The Dergue’s management of the agricultural economy is another sector of policy-making which, western agronomists working in Ethiopia maintain, has contributed to the lack of real growth in food production over the past 10 years.

 It is not just that 90 per cent of all investment goes into state farms which continue to produce a mere 4 per cent of the country’s needs, with virtually no investment in peasant agriculture.   They point to fundamental flaws in the post-revolutionary system.

 There are between 200 and 400 farmers in each of the peasant associations, sometimes called, like their urban workers’ counterparts, kebeles. The kebele committee has wide administrative and judicial powers to redistribute land. Plots are allocated according to the size of a farmer’s family and take into account the fertility of the land, this can mean that an individual’s holding is fragmented, with some good land and some bad. Fair, certainly, but inefficient.

 More seriously, also in pursuit of fairness, this year’s plots are not necessarily reallocated to the same people next year thus creating a real disincentive to fertilizing the land, improving drainage, clearing boulders or building anti-erosion terraces.

 Nor does the government’s taxation system help. Nothing has been done substantially to reduce the national land tax of around £40 a year, on average, which is a considerable percentage of the mean annual income of £150. It is hardly surprising then that this year many peasants are defaulting.

 The result is that their draught oxen and cattle are rounded up into the kebele pound until they can come up with the money. If they cannot find it they are imprisoned.
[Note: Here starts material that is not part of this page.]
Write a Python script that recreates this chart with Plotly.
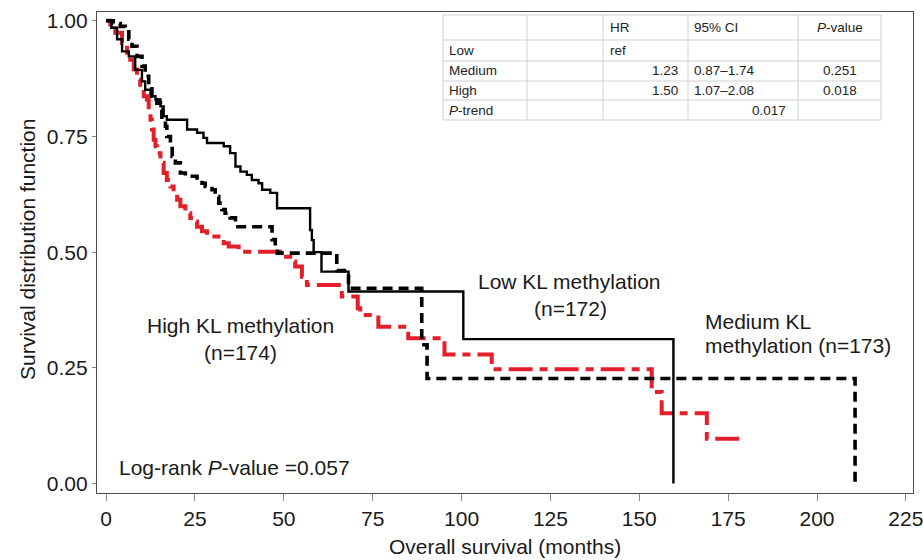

One agricultural aid worker in the south in a recent tour of 12 kebeles discovered that in three cases the entire kebele committee had been taken to jail because their members had been unable to pay taxes.

 But it is in the price control policy of the Agricultural Marketing Corporation, which provoked the Areka market place drama, that lies the greatest disincentive to breaking the vicious circle of subsistence.

 The system is designed to provide cheap food for the cities and, in particular, the capital, the government’s political power base. The cities need some compensation for their 40 per cent unemployment.  Cheap food is Mengistu’s answer.

 The AMCs basic fault is that it works from the top down rather than the bottom up. It begins by deciding how much food the country need’s in a given year and then passes the instruction down through the system to the individual farmer, who will be told that the AMC requires, say, 50 kilos of sorghum, teff , coffee from him that year.

Nearer harvest time it tells him the price it will pay – sometimes not until he reaches the market place with his produce.   The differential between the official price and what the farmer could get on the open market is often dramatic.

 So demanding are the AMCs quotas that many farmers find that little or nothing remains for sale as a surplus on the open market.  On some occasions the fixed price is actually lower than the cost of production.

 It is, as one agricultural economist put it, the most powerful disincentive imaginable to persuading farmers to do anything more than produce the minimum amount of grain they need to keep their families alive until the next harvest.  Thus, through wilful misdirection of resources, lack of imagination, rigidity of method, and the type of ideological obsession which puts policies before people, the cycle of subsistence in the Ethiopian highlands is maintained.

 It is a mode of existence in which there are no reserves and where otherwise tolerable climatic variations come to mean the difference between life and death. When acts of God and natural disaster are set aside, that is the part of the Ethiopian tragedy for which Colonel Mengistu and his cohorts must take the blame.